Bei der Gedenkfeier, die das Kulturbüro mit dem Partnerschaftsverein Dormagen-Kiryat Ono ausrichtete, erinnerte Bürgermeister Peter-Olaf Hoffmann nicht nur an den NS-Terror, sondern warnte vor Rechtsradikalismus und Rassismus. Hoffmann forderte auf: "Betroffenheit allein reicht nicht aus, wir müssen nach wie vor wachsam sein und jeder Art von Unmenschlichkeit Einhalt gebieten." Vor der Niederlegung eines Gesteckes erklärte Hoffmann zu den Stolpersteinen vor den Wohnhäusern der Holocaust-Opfer: "Wir wollen uns an ihre Namen erinnern und das, was ihnen angetan wurde, nicht verdrängen. Die Verbrechen des Dritten Reiches mahnen uns, wohin Rassismus und das beständige Schüren von Vorurteilen führen können."

Mit ergreifenden Worten bedankte sich Hanni Paschek-Dahl, Tochter der Holocaust-Überlebenden Jakob und Irene Dahl, die sich im Ghetto Riga kennen lernten, bei der Stadt und den Schulen für das Aufrechterhalten der Erinnerung an die NS-Opfer: "Ich spreche für verfolgte und ermordete Menschen", sagte Hanni Paschek-Dahl, die es für unverzichtbar hält, dass Jugendliche über die NS-Zeit informiert werden: "Nur so kann ein Verständnis für Ereignisse geschaffen werden, das ihr zukünftiges Handeln beeinflusst", sagte sie vor der Gedenkfeier.

Der langjährige Dormagener Pfarrer Heinz Tenhafen, Ehrenvorsitzender des Partnerschaftsvereins Dormagen–Kiryat Ono, knüpfte an seine Ansprache vor dem Stadtrat nach der Eröffnung der Hinweis-Stele mit den Standorten aller 39 Stolpersteine an. Er warnte davor, den Holocaust und das Unrecht an den NS-Opfern zu verharmlosen. Fremdenhass sei kein überwundenes Motiv für Gewalttaten. "Seit 1990 sind 183 Menschen in Deutschland Opfer neonazistischer und rassistischer Gewalt geworden", wies Tenhafen auf Terror gegen Obdachlose, Homosexuelle, Andersdenkende und -aussehende hin. "Diese Zahl muss uns nur noch entschlossener von hier weggehen lassen", sagte Tenhafen mit Blick auf die zahlreichen Teilnehmer.

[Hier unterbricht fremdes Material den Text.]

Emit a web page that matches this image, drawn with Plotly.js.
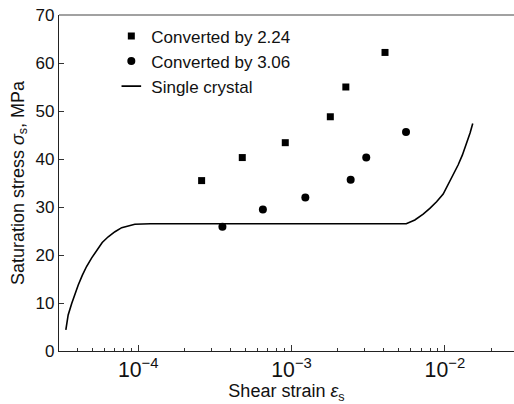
<!DOCTYPE html>
<html>
<head>
<meta charset="utf-8">
<script src="https://cdn.plot.ly/plotly-3.0.1.min.js"></script>
<style>html,body{margin:0;padding:0;background:#fff}#chart{width:514px;height:404px}</style>
</head>
<body>
<div id="chart"></div>
<script>
// Converted by 2.24 (squares)
var sq_strain = [2.59e-4, 4.77e-4, 9.1e-4, 1.79e-3, 2.26e-3, 4.07e-3];
var sq_stress = [35.5, 40.3, 43.4, 48.8, 55.0, 62.2];
// Converted by 3.06 (circles)
var ci_strain = [3.54e-4, 6.5e-4, 1.23e-3, 2.43e-3, 3.07e-3, 5.58e-3];
var ci_stress = [25.9, 29.5, 32.0, 35.7, 40.3, 45.6];
// Single crystal curve
var sc_strain = [3.37e-5, 3.49e-5, 3.68e-5, 3.86e-5, 4.06e-5, 4.32e-5, 4.6e-5, 4.97e-5, 5.35e-5, 5.82e-5,
                 6.37e-5, 7.05e-5, 7.8e-5, 8.6e-5, 9.5e-5, 1.2e-4, 5.6e-3, 6.37e-3, 7.22e-3, 7.98e-3,
                 8.83e-3, 9.75e-3, 1.05e-2, 1.13e-2, 1.22e-2, 1.30e-2, 1.39e-2, 1.46e-2, 1.52e-2];
var sc_stress = [4.4, 7.5, 9.9, 12.0, 13.75, 15.8, 17.6, 19.4, 21.0, 22.6,
                 23.8, 24.85, 25.7, 26.1, 26.4, 26.5, 26.5, 27.3, 28.5, 29.7,
                 31.1, 32.7, 34.6, 36.6, 38.75, 40.8, 43.3, 45.4, 47.4];

var names = ['Converted by 2.24', 'Converted by 3.06', 'Single crystal'];

var traces = [
  {x: sq_strain, y: sq_stress, name: names[0], type: 'scatter', mode: 'markers',
   marker: {symbol: 'square', size: 7, color: '#000'}},
  {x: ci_strain, y: ci_stress, name: names[1], type: 'scatter', mode: 'markers',
   marker: {symbol: 'circle', size: 8, color: '#000'}},
  {x: sc_strain, y: sc_stress, name: names[2], type: 'scatter', mode: 'lines',
   line: {color: '#000', width: 1.6}, showlegend: false, legendgroup: 'sc'},
  // legend entry for the curve: a short dash like the reference
  {x: [null], y: [null], name: names[2], type: 'scatter', mode: 'markers', legendgroup: 'sc',
   marker: {symbol: 'line-ew', size: 14, color: '#000', line: {color: '#000', width: 1.6}}}
];

var layout = {
  width: 514, height: 404,
  margin: {l: 59, r: 0, t: 15, b: 53},
  paper_bgcolor: '#fff', plot_bgcolor: '#fff',
  font: {family: 'Liberation Sans, Arial, sans-serif', color: '#111'},
  showlegend: true,
  legend: {x: 0.115, y: 0.99, xanchor: 'left', yanchor: 'top', traceorder: 'normal',
           bgcolor: 'rgba(0,0,0,0)', borderwidth: 0, font: {size: 17, color: '#111'}},
  shapes: [{type: 'line', xref: 'paper', yref: 'paper', x0: 0, x1: 1, y0: 1, y1: 1,
            line: {color: '#444', width: 1.2}}],
  xaxis: {
    type: 'log', range: [-4.517, -1.549],
    tickmode: 'linear', tick0: 0, dtick: 1, exponentformat: 'power',
    ticks: 'inside', ticklen: 6, tickwidth: 1, tickcolor: '#333',
    minor: {ticks: 'inside', ticklen: 3, tickcolor: '#333', dtick: 'D1', showgrid: false},
    showline: true, linecolor: '#222', linewidth: 1.3, mirror: false,
    showgrid: false, zeroline: false,
    tickfont: {size: 17, color: '#111'},
    title: {text: 'Shear strain <i>ε</i><sub>s</sub>', font: {size: 18, color: '#111'}, standoff: 8}
  },
  yaxis: {
    range: [0, 70], tickmode: 'linear', tick0: 0, dtick: 10,
    ticks: 'inside', ticklen: 5, tickwidth: 1, tickcolor: '#333',
    showline: true, linecolor: '#222', linewidth: 1.3,
    showgrid: false, zeroline: false,
    tickfont: {size: 17, color: '#111'},
    title: {text: 'Saturation stress <i>σ</i><sub>s</sub>, MPa', font: {size: 18, color: '#111'}, standoff: 6}
  }
};

Plotly.newPlot('chart', traces, layout, {displayModeBar: false});
</script>
</body>
</html>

Schüler der beiden Realschulen in Hackenbroich und Dormagen hatten mit Wortbeiträgen an Angst angesichts der schrecklichen Überfälle sowie konkret an die Gewalt gegen Dormagener Juden und ihr Schicksal erinnert. So sagten Schüler der Realschule am Sportpark, die von Lehrerin Vera Strobel begleitet wurden: "Es darf niemals normal sein, dass jemand für seine Hautfarbe, seinen Glauben, seine Sitten verurteilt, verachtet und diskriminiert wird. Respekt fängt dort an, wo wir andere Menschen so akzeptieren, wie sie sind!"

Musikalisch umrahmt wurde das würdevolle Gedenken vom Gesang "Shalom" und "Die Moorsoldaten", vorgetragen vom Ehepaar Nadja und Sven Jungbeck. Als alle Teilnehmer einstimmten, fielen Regentropfen gleichsam als Schlussakkord.